● WHAT IS REQUIRED
Omitting the pictures, copy exactly each line from the one containing "Recreate this image" up to and including the one containing "import seaborn as sns".

● A block of data
____

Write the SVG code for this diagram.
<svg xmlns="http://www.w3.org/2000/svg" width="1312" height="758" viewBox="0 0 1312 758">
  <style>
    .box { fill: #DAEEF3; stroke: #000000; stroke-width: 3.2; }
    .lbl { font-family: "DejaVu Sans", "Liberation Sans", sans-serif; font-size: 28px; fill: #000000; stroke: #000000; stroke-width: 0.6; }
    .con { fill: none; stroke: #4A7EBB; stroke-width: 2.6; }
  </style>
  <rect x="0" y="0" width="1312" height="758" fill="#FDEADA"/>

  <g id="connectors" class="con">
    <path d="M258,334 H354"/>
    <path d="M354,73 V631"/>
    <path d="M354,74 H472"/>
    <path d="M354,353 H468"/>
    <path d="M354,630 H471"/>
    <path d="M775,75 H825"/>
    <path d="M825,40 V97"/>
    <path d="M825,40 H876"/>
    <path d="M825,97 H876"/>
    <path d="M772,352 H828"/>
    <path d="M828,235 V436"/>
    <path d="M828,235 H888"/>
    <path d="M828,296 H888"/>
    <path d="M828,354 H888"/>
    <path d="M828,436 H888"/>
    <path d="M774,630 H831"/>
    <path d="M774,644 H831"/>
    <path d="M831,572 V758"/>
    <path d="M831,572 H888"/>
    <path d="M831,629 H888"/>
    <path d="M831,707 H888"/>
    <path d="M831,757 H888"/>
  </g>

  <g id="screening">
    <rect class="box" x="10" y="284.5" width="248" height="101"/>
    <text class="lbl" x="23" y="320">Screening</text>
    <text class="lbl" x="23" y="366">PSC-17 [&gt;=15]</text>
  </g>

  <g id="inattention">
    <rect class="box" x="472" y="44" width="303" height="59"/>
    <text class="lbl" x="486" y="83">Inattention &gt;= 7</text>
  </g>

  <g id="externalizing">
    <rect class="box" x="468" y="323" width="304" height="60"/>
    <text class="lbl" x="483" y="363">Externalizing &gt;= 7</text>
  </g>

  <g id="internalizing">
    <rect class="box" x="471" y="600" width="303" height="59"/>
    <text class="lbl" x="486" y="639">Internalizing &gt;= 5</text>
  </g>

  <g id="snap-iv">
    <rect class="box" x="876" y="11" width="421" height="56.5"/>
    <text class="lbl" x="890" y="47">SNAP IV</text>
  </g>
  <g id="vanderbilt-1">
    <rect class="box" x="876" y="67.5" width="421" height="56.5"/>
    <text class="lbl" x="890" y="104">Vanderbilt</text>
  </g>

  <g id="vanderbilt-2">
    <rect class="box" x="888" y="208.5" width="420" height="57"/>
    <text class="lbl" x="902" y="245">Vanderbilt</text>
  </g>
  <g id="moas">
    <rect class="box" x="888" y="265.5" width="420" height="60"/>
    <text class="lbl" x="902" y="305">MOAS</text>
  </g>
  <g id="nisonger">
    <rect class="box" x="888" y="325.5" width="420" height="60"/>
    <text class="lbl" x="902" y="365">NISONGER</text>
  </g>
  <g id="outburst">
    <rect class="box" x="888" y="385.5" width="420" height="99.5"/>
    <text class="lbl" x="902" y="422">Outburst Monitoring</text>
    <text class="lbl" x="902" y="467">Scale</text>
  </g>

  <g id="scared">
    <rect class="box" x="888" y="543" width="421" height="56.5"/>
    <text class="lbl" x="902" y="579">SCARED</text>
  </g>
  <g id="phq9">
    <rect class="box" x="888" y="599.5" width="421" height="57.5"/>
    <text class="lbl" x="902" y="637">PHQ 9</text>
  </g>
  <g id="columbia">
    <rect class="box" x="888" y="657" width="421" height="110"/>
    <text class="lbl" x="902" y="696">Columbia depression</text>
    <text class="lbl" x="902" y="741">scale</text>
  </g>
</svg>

____

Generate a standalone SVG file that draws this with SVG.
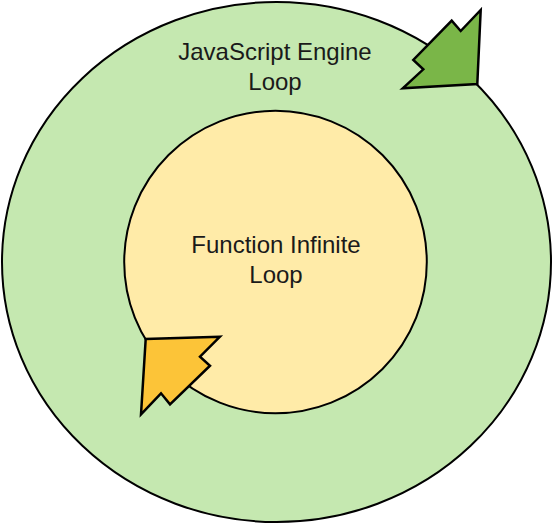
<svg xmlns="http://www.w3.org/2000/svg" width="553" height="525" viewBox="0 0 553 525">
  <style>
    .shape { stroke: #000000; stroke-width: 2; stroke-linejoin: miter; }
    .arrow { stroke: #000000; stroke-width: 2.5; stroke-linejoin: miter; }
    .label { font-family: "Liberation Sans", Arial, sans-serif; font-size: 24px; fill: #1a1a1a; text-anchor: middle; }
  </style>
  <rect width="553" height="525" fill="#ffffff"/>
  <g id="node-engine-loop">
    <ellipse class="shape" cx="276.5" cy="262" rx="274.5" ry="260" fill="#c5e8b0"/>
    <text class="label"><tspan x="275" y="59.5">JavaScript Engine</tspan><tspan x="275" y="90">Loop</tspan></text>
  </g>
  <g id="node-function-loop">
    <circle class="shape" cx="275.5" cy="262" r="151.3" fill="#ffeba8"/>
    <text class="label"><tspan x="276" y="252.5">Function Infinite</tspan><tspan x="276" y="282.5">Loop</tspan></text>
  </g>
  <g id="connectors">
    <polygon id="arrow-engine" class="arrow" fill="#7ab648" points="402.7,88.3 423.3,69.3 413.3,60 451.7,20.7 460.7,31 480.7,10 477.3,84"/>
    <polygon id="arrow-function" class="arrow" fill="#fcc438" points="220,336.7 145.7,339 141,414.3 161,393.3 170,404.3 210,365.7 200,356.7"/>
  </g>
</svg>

____

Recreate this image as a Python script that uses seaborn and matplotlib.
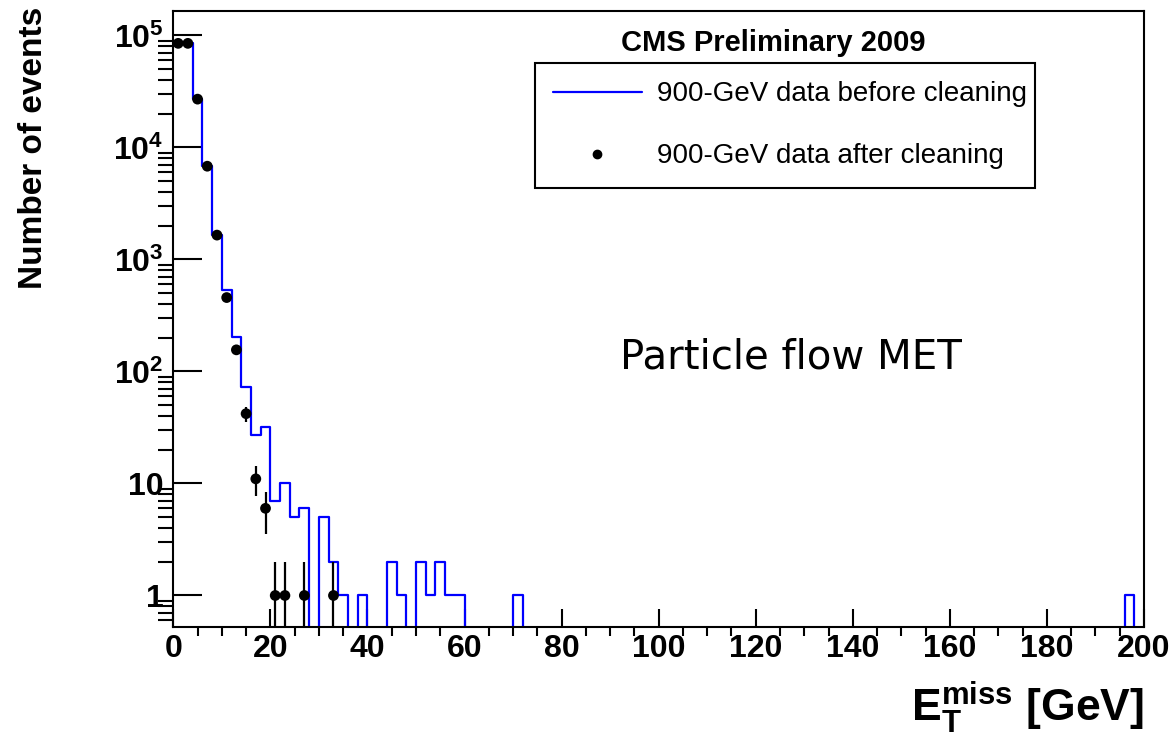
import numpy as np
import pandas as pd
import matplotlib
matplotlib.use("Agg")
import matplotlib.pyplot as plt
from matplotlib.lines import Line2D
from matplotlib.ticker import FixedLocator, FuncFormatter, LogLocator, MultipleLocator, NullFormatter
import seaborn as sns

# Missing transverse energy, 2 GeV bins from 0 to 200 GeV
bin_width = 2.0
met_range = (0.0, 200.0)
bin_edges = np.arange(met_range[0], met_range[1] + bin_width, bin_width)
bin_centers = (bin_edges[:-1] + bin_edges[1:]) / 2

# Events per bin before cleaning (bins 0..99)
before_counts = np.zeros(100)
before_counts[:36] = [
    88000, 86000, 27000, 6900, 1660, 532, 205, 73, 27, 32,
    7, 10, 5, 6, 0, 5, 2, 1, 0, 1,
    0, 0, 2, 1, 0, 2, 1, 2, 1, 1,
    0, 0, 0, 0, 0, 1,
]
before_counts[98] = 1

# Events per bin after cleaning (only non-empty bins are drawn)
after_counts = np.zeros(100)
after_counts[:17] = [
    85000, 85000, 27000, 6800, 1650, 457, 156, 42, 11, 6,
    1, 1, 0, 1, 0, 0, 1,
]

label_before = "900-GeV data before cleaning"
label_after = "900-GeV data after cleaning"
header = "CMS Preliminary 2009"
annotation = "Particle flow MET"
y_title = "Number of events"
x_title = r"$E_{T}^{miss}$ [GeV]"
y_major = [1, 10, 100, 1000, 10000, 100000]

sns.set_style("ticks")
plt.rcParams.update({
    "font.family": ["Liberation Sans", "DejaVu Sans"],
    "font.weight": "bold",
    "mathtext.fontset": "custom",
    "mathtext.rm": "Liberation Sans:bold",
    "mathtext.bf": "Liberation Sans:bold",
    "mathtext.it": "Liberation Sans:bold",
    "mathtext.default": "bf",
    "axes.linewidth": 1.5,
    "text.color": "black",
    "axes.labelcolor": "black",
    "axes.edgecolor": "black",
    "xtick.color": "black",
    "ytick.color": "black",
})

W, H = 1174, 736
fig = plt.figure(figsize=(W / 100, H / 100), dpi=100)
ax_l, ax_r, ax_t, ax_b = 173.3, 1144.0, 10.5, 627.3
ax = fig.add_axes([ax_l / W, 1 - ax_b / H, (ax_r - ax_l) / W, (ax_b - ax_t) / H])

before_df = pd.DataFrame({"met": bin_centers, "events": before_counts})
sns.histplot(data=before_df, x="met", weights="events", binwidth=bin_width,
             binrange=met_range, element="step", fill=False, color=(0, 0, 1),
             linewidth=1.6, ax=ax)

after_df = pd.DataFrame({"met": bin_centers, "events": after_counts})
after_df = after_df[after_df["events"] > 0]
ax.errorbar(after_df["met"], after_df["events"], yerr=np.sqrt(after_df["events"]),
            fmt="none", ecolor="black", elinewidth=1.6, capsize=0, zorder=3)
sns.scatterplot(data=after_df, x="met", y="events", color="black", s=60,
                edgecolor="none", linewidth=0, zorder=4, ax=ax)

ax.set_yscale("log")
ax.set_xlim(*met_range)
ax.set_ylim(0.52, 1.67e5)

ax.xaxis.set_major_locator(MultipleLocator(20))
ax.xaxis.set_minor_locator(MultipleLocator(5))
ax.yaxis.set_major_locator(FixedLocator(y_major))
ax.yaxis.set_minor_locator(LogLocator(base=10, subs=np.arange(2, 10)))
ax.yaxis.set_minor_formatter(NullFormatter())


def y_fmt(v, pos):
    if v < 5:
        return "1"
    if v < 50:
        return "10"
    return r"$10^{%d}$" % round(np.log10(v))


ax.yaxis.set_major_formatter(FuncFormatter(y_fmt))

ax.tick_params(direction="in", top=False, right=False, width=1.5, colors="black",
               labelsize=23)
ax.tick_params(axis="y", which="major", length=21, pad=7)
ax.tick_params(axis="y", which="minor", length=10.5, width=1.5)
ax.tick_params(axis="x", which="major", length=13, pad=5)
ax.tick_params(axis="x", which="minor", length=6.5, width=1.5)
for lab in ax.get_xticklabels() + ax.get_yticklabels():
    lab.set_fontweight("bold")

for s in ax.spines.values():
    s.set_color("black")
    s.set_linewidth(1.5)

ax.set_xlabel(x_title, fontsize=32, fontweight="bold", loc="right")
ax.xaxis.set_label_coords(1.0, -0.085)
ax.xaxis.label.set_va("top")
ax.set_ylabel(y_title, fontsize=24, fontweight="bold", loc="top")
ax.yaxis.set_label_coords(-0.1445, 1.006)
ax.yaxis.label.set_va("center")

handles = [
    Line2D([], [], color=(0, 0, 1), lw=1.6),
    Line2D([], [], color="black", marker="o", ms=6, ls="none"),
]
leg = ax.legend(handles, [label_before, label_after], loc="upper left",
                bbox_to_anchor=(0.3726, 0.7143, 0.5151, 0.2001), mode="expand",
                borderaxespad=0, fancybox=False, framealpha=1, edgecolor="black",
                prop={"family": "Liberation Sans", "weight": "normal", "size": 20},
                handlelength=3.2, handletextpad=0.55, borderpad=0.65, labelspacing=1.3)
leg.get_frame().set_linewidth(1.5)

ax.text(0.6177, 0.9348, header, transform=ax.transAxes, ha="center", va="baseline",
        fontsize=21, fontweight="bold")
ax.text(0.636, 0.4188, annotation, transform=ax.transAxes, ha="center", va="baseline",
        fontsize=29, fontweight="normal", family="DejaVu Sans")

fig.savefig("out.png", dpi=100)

____

● SOLUTION TO THE PROBLEM
Recreate this image as a Python script that uses seaborn and matplotlib.
import numpy as np
import pandas as pd
import matplotlib
matplotlib.use("Agg")
import matplotlib.pyplot as plt
from matplotlib.lines import Line2D
from matplotlib.ticker import FixedLocator, FuncFormatter, LogLocator, MultipleLocator, NullFormatter
import seaborn as sns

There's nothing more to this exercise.